» Task instructions: Locate each line with the string "matplotlib" in the listing below and copy it.

··········

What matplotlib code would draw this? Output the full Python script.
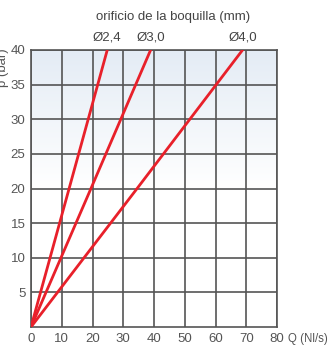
import numpy as np
import matplotlib.pyplot as plt

plt.rcParams['font.family'] = ['Liberation Sans', 'DejaVu Sans']

# nozzle orifice lines: flow Q (Nl/s) vs pressure p (bar)
labels = ['Ø2,4', 'Ø3,0', 'Ø4,0']
q_pts = [[0, 12.4, 24.8],
         [0, 19.5, 38.9],
         [0, 34.5, 68.8]]
p_pts = [[0, 20, 40],
         [0, 20, 40],
         [0, 20, 40]]

xticks = [0, 10, 20, 30, 40, 50, 60, 70, 80]
yticks = [5, 10, 15, 20, 25, 30, 35, 40]

fig = plt.figure(figsize=(3.34, 3.47), dpi=100)
ax = fig.add_axes([31/334, 20/347, 246/334, 277/347])

# light blue fade at the top of the plot
grad = np.linspace(0, 1, 256).reshape(-1, 1)
cmap = plt.matplotlib.colors.LinearSegmentedColormap.from_list('bg', ['#ffffff', '#ffffff', '#e4ecf5'])
ax.imshow(grad, extent=[0, 80, 0, 40], origin='lower', aspect='auto', cmap=cmap, zorder=0)

gc = '#555555'
for x in xticks:
    ax.axvline(x, color=gc, lw=1.2, zorder=1)
for y in yticks:
    ax.axhline(y, color=gc, lw=1.2, zorder=1)

for q, p, lab in zip(q_pts, p_pts, labels):
    ax.plot(q, p, color='#e8202a', lw=2.0, zorder=3, solid_capstyle='round')
    ax.text(q[-1], 40.9, lab, ha='center', va='bottom', fontsize=9.5, color='#444444')

ax.set_xlim(0, 80)
ax.set_ylim(0, 40)
ax.set_xticks(xticks)
ax.set_yticks(yticks)
ax.tick_params(length=0, labelsize=9.5, labelcolor='#555555', pad=4)
for s in ax.spines.values():
    s.set_color(gc)
    s.set_linewidth(1.2)

ax.text(83.6, -0.9, 'Q (Nl/s)', ha='left', va='top', fontsize=8.3, color='#555555')
fig.text(173/334, 1 - 17/347, 'orificio de la boquilla (mm)', ha='center', va='center',
         fontsize=9.5, color='#444444')
fig.text(-3/334, 1 - 68/347, 'p (bar)', rotation=90, ha='left', va='center',
         fontsize=9.5, color='#555555')

fig.savefig('out.png', dpi=100)
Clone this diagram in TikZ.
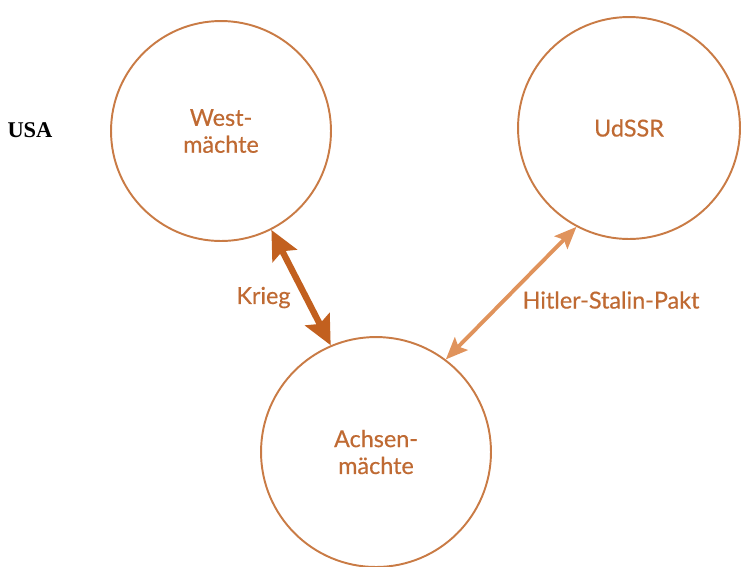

··········

» Task result:
What matplotlib code would draw this? Output the full Python script.
import matplotlib.pyplot as plt
cmap = plt.matplotlib.colors.LinearSegmentedColormap.from_list('bg', ['#ffffff', '#ffffff', '#e4ecf5'])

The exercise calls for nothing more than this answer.